EU to Commit to Phasing out Dependency on Russian Energy

W460

The European Union is seeking to fully phase out its dependency on Russian energy "well before 2030" to ensure the 27-nation bloc no longer faces difficult decisions about hurting their own economies in geopolitical crises like the invasion of Ukraine.

The EU leaders meet in Versailles outside Paris for a two-day summit starting Thursday and will be working on ways to reduce their dependency on Moscow for fossil fuels.

"We agreed to phase out our dependency on Russian gas, oil and coal imports," said a draft of the summit declaration seen by The Associated Press.

At the same time, the European Commission already has proposals to make it happen. The EU's executive arm said its measures "can reduce EU demand for Russian gas by two-thirds before the end of the year" as a first step.

"We must become independent from Russian oil, coal and gas," commission President Ursula von der Leyen said in a statement. "We simply cannot rely on a supplier who explicitly threatens us."

The EU imports 90% of the natural gas used to generate electricity, heat homes and supply industry, with Russia supplying almost 40% of EU gas and a quarter of its oil.

For well over a decade, the EU has felt increasingly stuck when it came to addressing its deteriorating relations with Russian President Vladimir Putin, but the prospect of leaving tens of millions shivering in the winter cold because of a dearth of fossil fuels or sky-high prices limited the political options.

The invasion of Ukraine was a gamechanger, and within two weeks, the EU has rallied to prepare a more robust energy policy.

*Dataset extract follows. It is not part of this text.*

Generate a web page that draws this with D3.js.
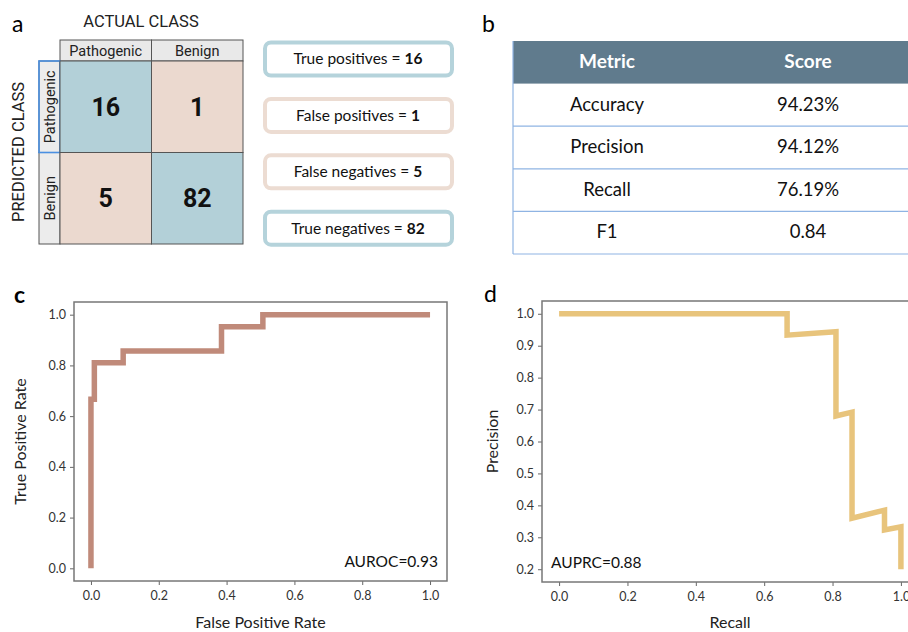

But it still hasn't signed on to sanctioning Russian energy, even with U.S. President Joe Biden expected to announce a ban on Russian oil imports.

Already committed to the rapid development of renewables because of climate change, they will accelerate the process now to buttress their political independence, too.

The EU needed to "dash into renewable energy at lightning speed," said Frans Timmermans, commission executive vice president in charge of its effort to reduce climate emissions.

Energy prices have been high for months because of low supplies, driving up the cost of everything from utility bills to groceries as businesses pass along their costs to customers.

The price of natural gas is 10 times what it was at the start of 2021. It continues to flow through the major pipelines from Russia to Europe, including those through Ukraine, pipeline companies say.

Execution of much of the plan rests with national governments who all have different energy mixes and levels of vulnerability to a gas embargo or cutoff. Germany, Italy and several eastern European EU members are most dependent.

Europe's pipeline system is not set up so that shipments of liquefied gas can easily reach all corners of the continent. While liquefied gas shipments have increased, energy analysts say that a total cutoff of Russian gas could only be overcome by forced reduction in gas use, first by industrial users.

The commission also said it would seek legislation at the EU level to require that underground gas reserves be filled to at least 90% by the start of the winter heating season. Failure to do that this year led to extremely high gas prices.

The EU Commission said Europe could diversify gas supply by purchasing more liquefied natural gas brought by ship instead of through pipelines from Russia and by getting more pipeline imports from non-Russian suppliers. Those could include Norway and Azerbaijan.

Larger volumes of biomethane from organic sources such as agricultural waste and production of hydrogen for fuel cells would contribute, too.

The commission said it also was looking at more measures to help consumers, such as temporary limits to electricity prices.